Sgt Johnstone said: “This is about keeping us ready, making sure we have the knowledge and skills to go wherever the RAF needs to send its aircraft. The supply of fuel by 1 ELS FST can be key to allowing RAF aircraft to operate and fly safely around the world.”
In a series of drills designed to mimic an overseas operation, powerful Oshkosh tankers from 2 Mechanical Transport Squadron (2MT) delivered and drew fuel from the PBFI, providing useful training for the drivers.
Working with fuels is a demanding business that requires high levels of technical expertise and months of training. Sgt Johnstone said: “The diversity of working in deployed fuels is so different from what we would normally do on a main operating base; it can be challenging but very rewarding.”
1ELS’s main task is to support the UK’s deployed air operations; to make sure the RAF has the right amounts of the correct equipment and fuel, when and where they are needed. It is one of several squadrons that make up the A4 Force, which provides the RAF with the specialist engineering and logistic capabilities it needs for deployed operations.
Exercise Steel Viper takes its name from the Squadron’s badge, which shows a snake transporting an aircraft component to a spitfire.

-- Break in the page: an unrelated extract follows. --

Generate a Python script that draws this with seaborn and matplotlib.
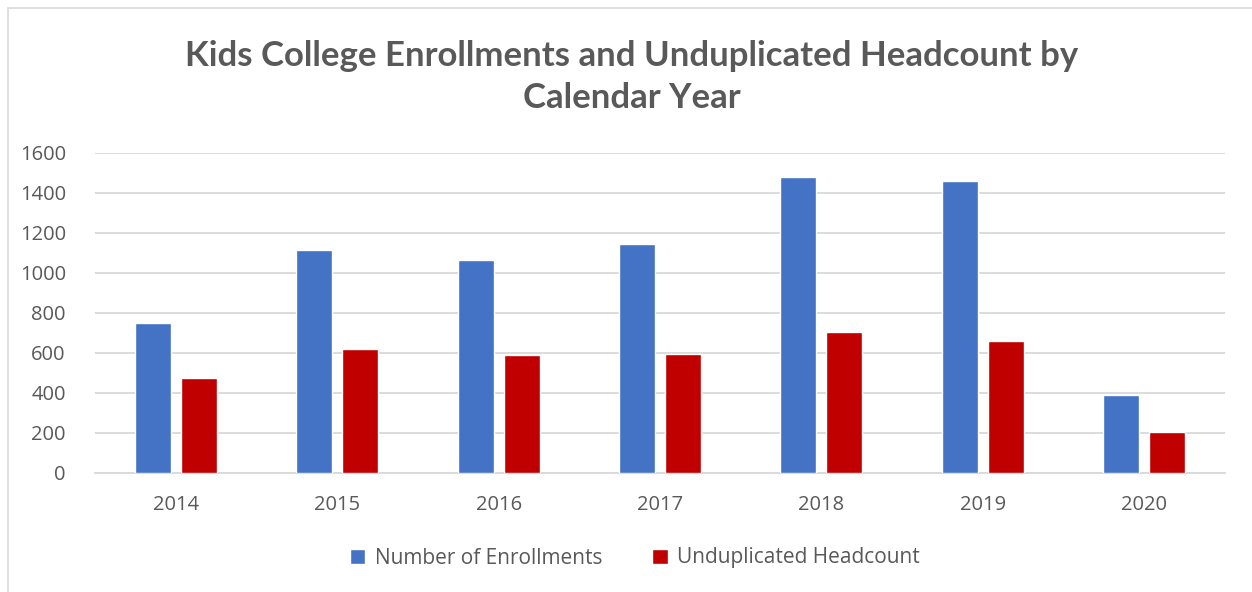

Squadron Leader Liz Wheatley (41) is Officer Commanding 1ELS. She said: “Wherever you project air power, fuel will be needed. The team has been working in testing conditions and have overcome several challenges in the build, but they have done well and succeeded. Ultimately, we could be sent anywhere in the world at very short notice and we have to be ready for all conditions and eventualities.”